● **GIVEN RECORDS**
# # #

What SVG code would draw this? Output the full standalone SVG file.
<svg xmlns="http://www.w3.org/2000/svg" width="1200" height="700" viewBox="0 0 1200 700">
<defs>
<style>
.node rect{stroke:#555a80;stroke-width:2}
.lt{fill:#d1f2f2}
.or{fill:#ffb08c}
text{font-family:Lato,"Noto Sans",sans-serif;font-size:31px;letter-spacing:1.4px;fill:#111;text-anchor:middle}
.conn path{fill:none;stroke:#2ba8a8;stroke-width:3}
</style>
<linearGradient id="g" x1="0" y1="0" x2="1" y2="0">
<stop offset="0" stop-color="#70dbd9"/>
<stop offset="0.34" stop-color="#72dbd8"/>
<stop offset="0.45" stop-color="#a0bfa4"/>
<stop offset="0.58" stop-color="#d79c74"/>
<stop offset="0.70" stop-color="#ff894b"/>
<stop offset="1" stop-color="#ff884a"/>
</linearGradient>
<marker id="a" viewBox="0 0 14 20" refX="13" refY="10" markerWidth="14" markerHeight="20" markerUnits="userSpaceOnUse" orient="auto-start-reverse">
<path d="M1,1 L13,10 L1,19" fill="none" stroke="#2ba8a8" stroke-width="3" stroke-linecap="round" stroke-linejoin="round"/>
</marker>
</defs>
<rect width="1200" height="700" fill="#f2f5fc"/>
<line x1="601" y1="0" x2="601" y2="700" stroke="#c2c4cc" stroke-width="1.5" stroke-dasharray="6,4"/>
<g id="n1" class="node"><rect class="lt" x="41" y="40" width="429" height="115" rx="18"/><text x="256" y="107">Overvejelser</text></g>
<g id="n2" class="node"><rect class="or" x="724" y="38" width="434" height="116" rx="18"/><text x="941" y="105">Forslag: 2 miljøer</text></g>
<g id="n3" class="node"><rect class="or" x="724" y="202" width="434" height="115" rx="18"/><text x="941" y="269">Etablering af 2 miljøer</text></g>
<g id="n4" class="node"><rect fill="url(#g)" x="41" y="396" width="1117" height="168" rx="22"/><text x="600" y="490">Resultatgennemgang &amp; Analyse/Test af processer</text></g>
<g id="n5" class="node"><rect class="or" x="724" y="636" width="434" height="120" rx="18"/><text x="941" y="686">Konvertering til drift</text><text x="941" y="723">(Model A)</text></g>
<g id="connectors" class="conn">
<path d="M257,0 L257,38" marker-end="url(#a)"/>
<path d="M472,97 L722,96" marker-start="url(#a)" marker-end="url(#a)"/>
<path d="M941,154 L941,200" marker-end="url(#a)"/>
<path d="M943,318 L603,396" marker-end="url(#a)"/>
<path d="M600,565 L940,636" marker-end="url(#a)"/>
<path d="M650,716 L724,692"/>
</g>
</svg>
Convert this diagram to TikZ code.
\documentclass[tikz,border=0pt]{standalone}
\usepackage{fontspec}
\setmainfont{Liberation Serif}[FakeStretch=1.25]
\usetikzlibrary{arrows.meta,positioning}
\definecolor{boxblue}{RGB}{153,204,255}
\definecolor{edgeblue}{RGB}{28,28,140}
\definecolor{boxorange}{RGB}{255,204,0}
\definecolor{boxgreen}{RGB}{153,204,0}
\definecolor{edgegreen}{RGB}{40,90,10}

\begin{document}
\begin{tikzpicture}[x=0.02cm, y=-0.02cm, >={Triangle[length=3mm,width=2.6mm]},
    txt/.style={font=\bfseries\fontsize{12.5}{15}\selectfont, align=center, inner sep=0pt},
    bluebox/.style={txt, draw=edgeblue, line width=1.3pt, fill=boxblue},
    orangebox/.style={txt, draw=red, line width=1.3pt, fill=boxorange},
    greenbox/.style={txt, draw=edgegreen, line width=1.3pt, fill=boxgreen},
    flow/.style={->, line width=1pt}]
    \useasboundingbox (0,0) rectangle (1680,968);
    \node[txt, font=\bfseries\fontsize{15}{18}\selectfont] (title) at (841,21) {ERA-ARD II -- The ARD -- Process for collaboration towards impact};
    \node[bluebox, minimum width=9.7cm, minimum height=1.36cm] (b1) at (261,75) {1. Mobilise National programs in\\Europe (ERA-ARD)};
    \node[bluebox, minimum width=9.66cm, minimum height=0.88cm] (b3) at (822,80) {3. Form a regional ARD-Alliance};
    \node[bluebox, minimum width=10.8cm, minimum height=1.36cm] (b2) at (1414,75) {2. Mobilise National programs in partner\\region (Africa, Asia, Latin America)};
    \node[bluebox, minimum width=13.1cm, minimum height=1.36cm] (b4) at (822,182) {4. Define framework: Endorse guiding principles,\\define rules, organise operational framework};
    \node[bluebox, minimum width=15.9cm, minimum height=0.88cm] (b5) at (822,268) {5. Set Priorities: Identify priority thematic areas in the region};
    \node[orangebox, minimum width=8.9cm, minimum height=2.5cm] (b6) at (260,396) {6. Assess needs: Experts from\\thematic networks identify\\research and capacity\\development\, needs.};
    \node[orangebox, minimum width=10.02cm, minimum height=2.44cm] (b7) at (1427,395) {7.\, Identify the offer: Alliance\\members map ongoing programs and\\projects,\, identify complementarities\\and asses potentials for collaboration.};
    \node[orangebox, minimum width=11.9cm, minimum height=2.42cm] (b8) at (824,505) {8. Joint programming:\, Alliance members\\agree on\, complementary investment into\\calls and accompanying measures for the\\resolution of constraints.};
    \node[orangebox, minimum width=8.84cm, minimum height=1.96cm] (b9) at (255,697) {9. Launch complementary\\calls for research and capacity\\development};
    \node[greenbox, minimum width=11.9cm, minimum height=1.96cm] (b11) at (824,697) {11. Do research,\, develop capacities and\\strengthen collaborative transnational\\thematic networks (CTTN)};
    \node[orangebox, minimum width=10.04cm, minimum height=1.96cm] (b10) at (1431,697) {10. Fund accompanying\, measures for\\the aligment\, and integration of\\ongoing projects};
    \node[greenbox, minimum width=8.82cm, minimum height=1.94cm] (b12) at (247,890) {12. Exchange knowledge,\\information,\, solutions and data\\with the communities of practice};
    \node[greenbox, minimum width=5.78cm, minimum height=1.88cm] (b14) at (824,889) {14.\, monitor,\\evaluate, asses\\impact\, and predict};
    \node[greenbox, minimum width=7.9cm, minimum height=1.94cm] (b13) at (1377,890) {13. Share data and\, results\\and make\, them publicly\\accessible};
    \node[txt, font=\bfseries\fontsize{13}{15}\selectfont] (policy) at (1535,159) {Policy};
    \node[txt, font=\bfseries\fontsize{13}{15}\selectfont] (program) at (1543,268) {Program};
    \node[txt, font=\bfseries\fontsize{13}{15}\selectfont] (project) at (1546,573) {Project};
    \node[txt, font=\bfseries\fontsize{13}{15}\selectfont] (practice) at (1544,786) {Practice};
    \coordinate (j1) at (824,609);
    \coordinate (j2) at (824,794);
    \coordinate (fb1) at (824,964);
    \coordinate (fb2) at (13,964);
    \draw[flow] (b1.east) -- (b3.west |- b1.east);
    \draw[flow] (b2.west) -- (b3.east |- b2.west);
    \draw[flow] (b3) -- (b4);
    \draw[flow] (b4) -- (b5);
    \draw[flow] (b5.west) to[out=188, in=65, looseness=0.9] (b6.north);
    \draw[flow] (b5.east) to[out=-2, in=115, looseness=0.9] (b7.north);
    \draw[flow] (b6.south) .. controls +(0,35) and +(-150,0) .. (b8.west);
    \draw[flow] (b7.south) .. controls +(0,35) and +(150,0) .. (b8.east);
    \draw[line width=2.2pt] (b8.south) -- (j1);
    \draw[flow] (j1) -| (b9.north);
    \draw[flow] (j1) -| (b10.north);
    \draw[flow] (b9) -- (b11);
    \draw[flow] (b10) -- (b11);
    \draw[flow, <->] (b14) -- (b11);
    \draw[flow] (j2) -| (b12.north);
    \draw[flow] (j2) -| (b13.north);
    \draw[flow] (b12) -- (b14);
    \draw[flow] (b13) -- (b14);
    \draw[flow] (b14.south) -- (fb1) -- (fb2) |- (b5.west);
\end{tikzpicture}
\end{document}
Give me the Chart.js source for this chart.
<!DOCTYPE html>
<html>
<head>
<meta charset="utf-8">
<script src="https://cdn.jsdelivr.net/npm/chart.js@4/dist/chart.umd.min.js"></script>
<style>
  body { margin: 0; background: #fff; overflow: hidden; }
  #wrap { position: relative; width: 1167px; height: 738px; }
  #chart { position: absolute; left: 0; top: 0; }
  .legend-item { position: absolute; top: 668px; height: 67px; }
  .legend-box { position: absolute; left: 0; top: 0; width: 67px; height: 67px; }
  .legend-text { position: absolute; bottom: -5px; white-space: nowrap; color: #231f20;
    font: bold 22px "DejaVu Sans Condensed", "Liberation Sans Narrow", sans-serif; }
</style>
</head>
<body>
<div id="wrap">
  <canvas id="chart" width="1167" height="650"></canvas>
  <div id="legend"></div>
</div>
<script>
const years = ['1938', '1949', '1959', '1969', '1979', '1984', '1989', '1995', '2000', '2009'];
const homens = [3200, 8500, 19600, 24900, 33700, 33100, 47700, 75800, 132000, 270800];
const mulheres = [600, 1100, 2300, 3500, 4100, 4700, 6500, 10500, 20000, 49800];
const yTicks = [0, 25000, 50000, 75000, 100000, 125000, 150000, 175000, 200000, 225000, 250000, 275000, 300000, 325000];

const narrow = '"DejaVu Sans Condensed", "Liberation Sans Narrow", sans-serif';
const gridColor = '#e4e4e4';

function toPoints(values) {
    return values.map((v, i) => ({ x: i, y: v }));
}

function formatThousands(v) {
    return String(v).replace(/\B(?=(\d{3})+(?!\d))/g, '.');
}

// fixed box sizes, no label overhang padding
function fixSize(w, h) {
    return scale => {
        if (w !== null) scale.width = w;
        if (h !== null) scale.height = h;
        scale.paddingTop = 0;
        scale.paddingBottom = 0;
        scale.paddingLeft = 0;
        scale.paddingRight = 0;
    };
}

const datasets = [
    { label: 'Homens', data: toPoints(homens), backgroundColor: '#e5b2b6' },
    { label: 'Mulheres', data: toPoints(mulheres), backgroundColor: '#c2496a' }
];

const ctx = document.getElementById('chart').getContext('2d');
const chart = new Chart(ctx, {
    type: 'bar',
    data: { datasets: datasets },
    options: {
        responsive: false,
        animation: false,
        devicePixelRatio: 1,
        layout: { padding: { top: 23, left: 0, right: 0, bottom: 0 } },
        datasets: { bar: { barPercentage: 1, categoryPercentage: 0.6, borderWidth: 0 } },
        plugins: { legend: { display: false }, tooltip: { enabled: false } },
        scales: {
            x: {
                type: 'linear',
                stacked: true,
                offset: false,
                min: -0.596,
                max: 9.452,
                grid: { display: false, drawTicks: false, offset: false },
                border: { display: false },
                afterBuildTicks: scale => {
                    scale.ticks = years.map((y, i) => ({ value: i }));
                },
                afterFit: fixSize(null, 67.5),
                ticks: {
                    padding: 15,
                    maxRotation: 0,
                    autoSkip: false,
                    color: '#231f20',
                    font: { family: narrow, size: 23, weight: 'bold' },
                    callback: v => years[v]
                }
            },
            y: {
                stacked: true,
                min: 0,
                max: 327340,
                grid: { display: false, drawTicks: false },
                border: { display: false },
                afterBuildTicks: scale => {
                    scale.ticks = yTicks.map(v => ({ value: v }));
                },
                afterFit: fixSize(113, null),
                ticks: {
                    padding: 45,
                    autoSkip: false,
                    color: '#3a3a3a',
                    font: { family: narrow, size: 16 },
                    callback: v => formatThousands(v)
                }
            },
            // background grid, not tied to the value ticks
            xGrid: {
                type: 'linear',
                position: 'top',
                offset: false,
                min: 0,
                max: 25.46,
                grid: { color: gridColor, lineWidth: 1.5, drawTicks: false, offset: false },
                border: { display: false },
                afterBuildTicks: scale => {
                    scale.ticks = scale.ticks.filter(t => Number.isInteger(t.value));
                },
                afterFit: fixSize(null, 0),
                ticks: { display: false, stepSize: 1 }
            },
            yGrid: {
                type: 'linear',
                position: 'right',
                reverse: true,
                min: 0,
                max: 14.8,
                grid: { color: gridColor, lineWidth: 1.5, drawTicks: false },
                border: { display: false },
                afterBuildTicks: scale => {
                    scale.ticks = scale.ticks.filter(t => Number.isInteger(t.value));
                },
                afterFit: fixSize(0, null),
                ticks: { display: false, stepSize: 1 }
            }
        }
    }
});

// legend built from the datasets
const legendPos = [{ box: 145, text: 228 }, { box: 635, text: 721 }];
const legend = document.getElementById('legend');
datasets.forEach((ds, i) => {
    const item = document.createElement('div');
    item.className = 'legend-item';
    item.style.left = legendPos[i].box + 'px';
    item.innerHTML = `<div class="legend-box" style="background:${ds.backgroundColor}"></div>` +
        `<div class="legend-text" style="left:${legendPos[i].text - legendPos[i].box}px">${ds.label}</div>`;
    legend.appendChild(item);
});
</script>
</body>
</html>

# # #

● **REQUIREMENT**
Write down every line of the data above that includes the string "this".

● **SOLUTION TO THE EXERCISE**
What SVG code would draw this? Output the full standalone SVG file.
Convert this diagram to TikZ code.
Give me the Chart.js source for this chart.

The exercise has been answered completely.